Ces projets de décarbonation à échelle industrielle n’auraient sans doute pas vu le jour sans l’apport de la chaîne d’approvisionnement de Cristal Union. « Nous pouvons compter sur l’implication de nos filières d’approvisionnement, que nous avons voulues volontairement très courtes, pour avancer vers nos objectifs », confirme le directeur des achats. Preuve que les chaînes d’approvisionnement de la coopérative en la matière sont courtes, Cristal Union en appelle seulement à des fournisseurs de bois situé à maximum 100 km de ses usines. « Nous avons fait le choix de faire appel à un nombre restreint de fournisseurs en la matière pour les accompagner au mieux, notamment sur toutes leurs démarches PEFC (NDLR : Programme de reconnaissance des certifications forestières) et RED II. Cela nous permet notamment de nous assurer de la qualité et de la performance environnementale de nos approvisionnements en bois », complète le patron des achats.

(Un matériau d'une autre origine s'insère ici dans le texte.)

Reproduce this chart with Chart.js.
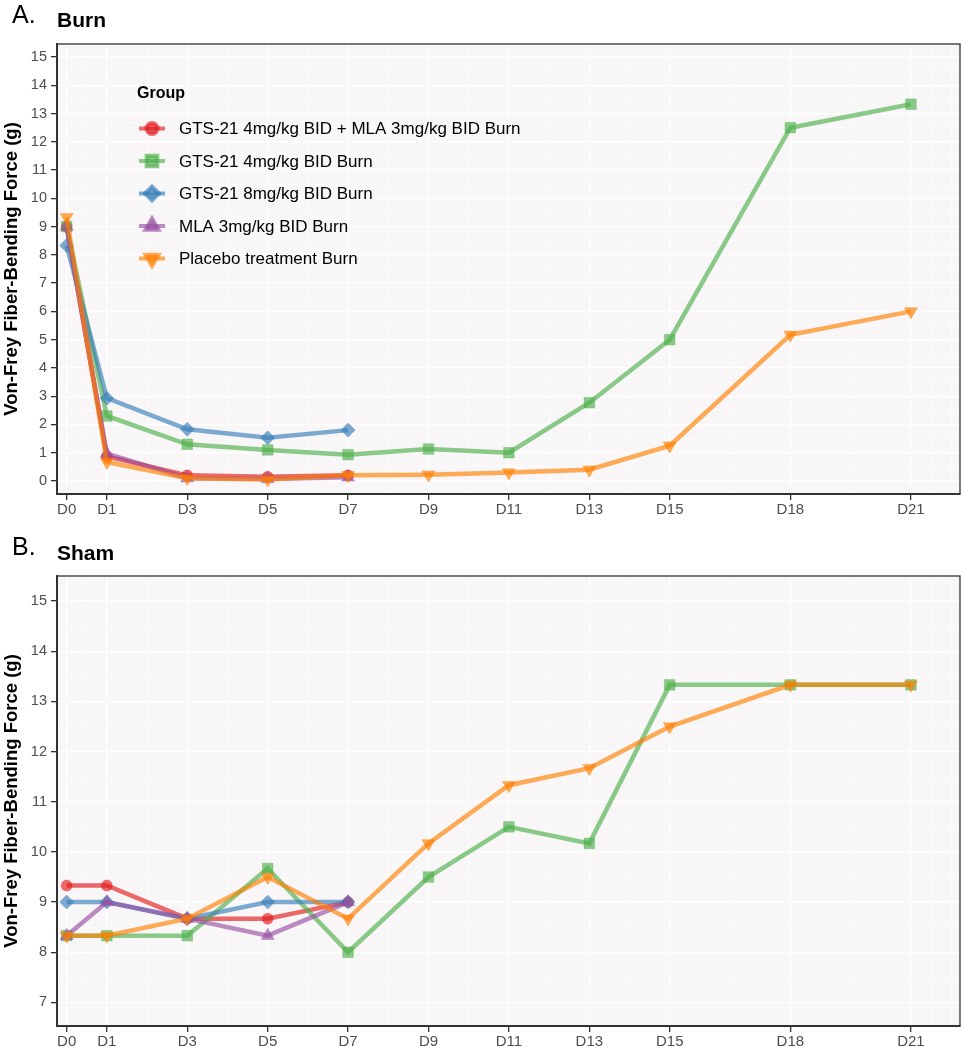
<!DOCTYPE html>
<html>
<head>
<meta charset="utf-8">
<script src="https://cdn.jsdelivr.net/npm/chart.js@4.4.1/dist/chart.umd.min.js"></script>
<style>
    body { margin: 0; background: #fff; font-family: "Liberation Sans", Arial, sans-serif; }
    .wrap { position: relative; width: 962px; height: 1050px; }
    canvas { position: absolute; left: 0; }
    .tag { position: absolute; font-size: 25px; line-height: 25px; color: #000; }
    .name { position: absolute; font-size: 21px; line-height: 21px; font-weight: bold; color: #000; }
</style>
</head>
<body>
<div class="wrap">
    <canvas id="burnChart" width="962" height="520" style="top:0"></canvas>
    <canvas id="shamChart" width="962" height="530" style="top:520px"></canvas>
    <div class="tag" style="left:12px;top:2px">A.</div>
    <div class="name" style="left:57px;top:9px">Burn</div>
    <div class="tag" style="left:12px;top:534px">B.</div>
    <div class="name" style="left:57px;top:542px">Sham</div>
</div>
<script>
// x positions (days) and the group names
const days = [0, 1, 3, 5, 7, 9, 11, 13, 15, 18, 21];
const groups = [
    "GTS-21 4mg/kg BID + MLA 3mg/kg BID Burn",
    "GTS-21 4mg/kg BID Burn",
    "GTS-21 8mg/kg BID Burn",
    "MLA 3mg/kg BID Burn",
    "Placebo treatment Burn"
];

// Burn panel values
const burnCombo = [9.0, 0.87, 0.2, 0.15, 0.2];
const burnGts4 = [9.0, 2.3, 1.3, 1.1, 0.93, 1.13, 1.0, 2.77, 5.0, 12.5, 13.33];
const burnGts8 = [8.33, 2.93, 1.83, 1.53, 1.8];
const burnMla = [9.0, 0.97, 0.1, 0.07, 0.13];
const burnPlacebo = [9.33, 0.67, 0.1, 0.05, 0.2, 0.22, 0.3, 0.4, 1.25, 5.17, 6.0];

// Sham panel values
const shamCombo = [9.33, 9.33, 8.67, 8.67, 9.0];
const shamGts4 = [8.33, 8.33, 8.33, 9.67, 8.0, 9.5, 10.5, 10.17, 13.33, 13.33, 13.33];
const shamGts8 = [9.0, 9.0, 8.67, 9.0, 9.0];
const shamMla = [8.33, 9.0, 8.67, 8.33, 9.0];
const shamPlacebo = [8.33, 8.33, 8.67, 9.5, 8.67, 10.17, 11.33, 11.67, 12.5, 13.33, 13.33];

// minor x grid lines sit halfway between the day breaks
const xMinor = [0.5, 2, 4, 6, 8, 10, 12, 14, 16.5, 19.5, 21.5, 22];

const colours = ["rgba(228,26,28,0.65)", "rgba(77,175,74,0.65)", "rgba(55,126,184,0.65)",
                 "rgba(152,78,163,0.65)", "rgba(255,127,0,0.65)"];
const shapes = ["circle", "rect", "rectRot", "triangle", "triangle"];
const radii = [5.5, 7.5, 7, 7.5, 7.5];
const turns = [0, 0, 0, 0, 180];

Chart.defaults.font.family = '"Liberation Sans", Arial, sans-serif';

const panelBg = {
    id: "panelBg",
    beforeDraw(chart) {
        const a = chart.chartArea, ctx = chart.ctx;
        ctx.save();
        ctx.fillStyle = "#f8f6f7";
        ctx.fillRect(a.left, a.top, a.right - a.left, a.bottom - a.top);
        ctx.restore();
    },
    afterDraw(chart) {
        const a = chart.chartArea, ctx = chart.ctx;
        ctx.save();
        ctx.strokeStyle = "#333";
        ctx.lineWidth = 1.3;
        ctx.strokeRect(a.left, a.top, a.right - a.left, a.bottom - a.top);
        ctx.restore();
    }
};

// legend drawn inside the burn panel
const insideLegend = {
    id: "insideLegend",
    afterDraw(chart, args, opts) {
        if (!opts.show) return;
        const ctx = chart.ctx;
        ctx.save();
        ctx.fillStyle = "#000";
        ctx.font = 'bold 16px "Liberation Sans", Arial, sans-serif';
        ctx.textBaseline = "alphabetic";
        ctx.fillText("Group", 137, 98);
        ctx.font = '17px "Liberation Sans", Arial, sans-serif';
        ctx.textBaseline = "middle";
        groups.forEach((g, i) => {
            const y = 128.5 + i * 32.5;
            ctx.strokeStyle = colours[i];
            ctx.fillStyle = colours[i];
            ctx.lineWidth = 4;
            ctx.beginPath();
            ctx.moveTo(139, y);
            ctx.lineTo(165, y);
            ctx.stroke();
            Chart.helpers.drawPoint(ctx, {pointStyle: shapes[i], radius: radii[i], rotation: turns[i], borderWidth: 0.5}, 152, y);
            ctx.fillStyle = "#000";
            ctx.fillText(g, 179, y + 1);
        });
        ctx.restore();
    }
};

function makeSets(series) {
    return series.map((vals, i) => ({
        label: groups[i],
        data: vals.map((v, k) => ({x: days[k], y: v})),
        borderColor: colours[i],
        backgroundColor: colours[i],
        borderWidth: 4.5,
        pointStyle: shapes[i],
        pointRadius: radii[i],
        pointRotation: turns[i],
        pointBorderWidth: 0.5,
        pointHoverRadius: radii[i],
        order: 5 - i
    }));
}

function makeChart(id, series, yMin, yMax, yLo, yHi, topPad, xHeight, legendOn) {
    const yTicks = [];
    for (let v = yLo; v <= yHi; v += 0.5) yTicks.push(v);
    const xTicks = days.concat(xMinor).sort((a, b) => a - b);
    return new Chart(document.getElementById(id), {
        type: "line",
        data: {datasets: makeSets(series)},
        plugins: [panelBg, insideLegend],
        options: {
            responsive: false,
            animation: false,
            layout: {autoPadding: false, padding: {top: topPad, right: 2, left: 0, bottom: 0}},
            plugins: {
                legend: {display: false},
                tooltip: {enabled: false},
                insideLegend: {show: legendOn}
            },
            scales: {
                x: {
                    type: "linear",
                    min: -0.24,
                    max: 22.22,
                    afterBuildTicks: s => { s.ticks = xTicks.map(v => ({value: v})); },
                    afterFit: s => { s.height = xHeight; s.paddingLeft = 0; s.paddingRight = 0; },
                    grid: {
                        color: "#ffffff",
                        lineWidth: c => days.includes(c.tick.value) ? 1.3 : 0.6,
                        tickColor: c => days.includes(c.tick.value) ? "#333" : "rgba(0,0,0,0)",
                        tickLength: 6
                    },
                    border: {color: "#333", width: 2},
                    ticks: {
                        autoSkip: false,
                        maxRotation: 0,
                        padding: 1,
                        color: "#4d4d4d",
                        font: {size: 15},
                        callback: v => days.includes(v) ? "D" + v : ""
                    }
                },
                y: {
                    min: yMin,
                    max: yMax,
                    afterBuildTicks: s => { s.ticks = yTicks.map(v => ({value: v})); },
                    afterFit: s => { s.width = 57; s.paddingTop = 0; s.paddingBottom = 0; },
                    grid: {
                        color: "#ffffff",
                        lineWidth: c => Number.isInteger(c.tick.value) ? 1.3 : 0.6,
                        tickColor: c => Number.isInteger(c.tick.value) ? "#333" : "rgba(0,0,0,0)",
                        tickLength: 6
                    },
                    border: {color: "#333", width: 2},
                    ticks: {
                        autoSkip: false,
                        padding: 4,
                        color: "#4d4d4d",
                        font: {size: 14.5},
                        callback: v => Number.isInteger(v) ? String(v) : ""
                    },
                    title: {
                        display: true,
                        text: "Von-Frey Fiber-Bending Force (g)",
                        color: "#000",
                        font: {size: 18.5, weight: "bold"},
                        padding: {top: 1, bottom: 0}
                    }
                }
            }
        }
    });
}

makeChart("burnChart", [burnCombo, burnGts4, burnGts8, burnMla, burnPlacebo],
    -0.46, 15.46, 0, 15, 44, 26, true);
makeChart("shamChart", [shamCombo, shamGts4, shamGts8, shamMla, shamPlacebo],
    6.53, 15.5, 7, 15.5, 56, 24, false);
</script>
</body>
</html>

Cristal Union a d’ailleurs obtenu la médaille Platine d’EcoVadis, avec une progression inédite de 12 points en un an sur sa note globale. Véritable symbole de ses efforts, cette récompense est venue conforter l’entreprise dans sa quête, elle qui est plus déterminée que jamais à poursuivre sur cette voie. Avec une note de 84/100, Cristal Union surpasse largement la moyenne des entreprises françaises, qui s’élève, tous secteurs confondus, à 58,7/100 et à 58,3/100 pour le secteur agroalimentaire. Sur le seul critère « Environnement », Cristal Union décroche même la note de 100/100. « C’est une reconnaissance de tout le travail que nous avons effectué et auquel les Achats ont participé », assure Grégory Bertrand.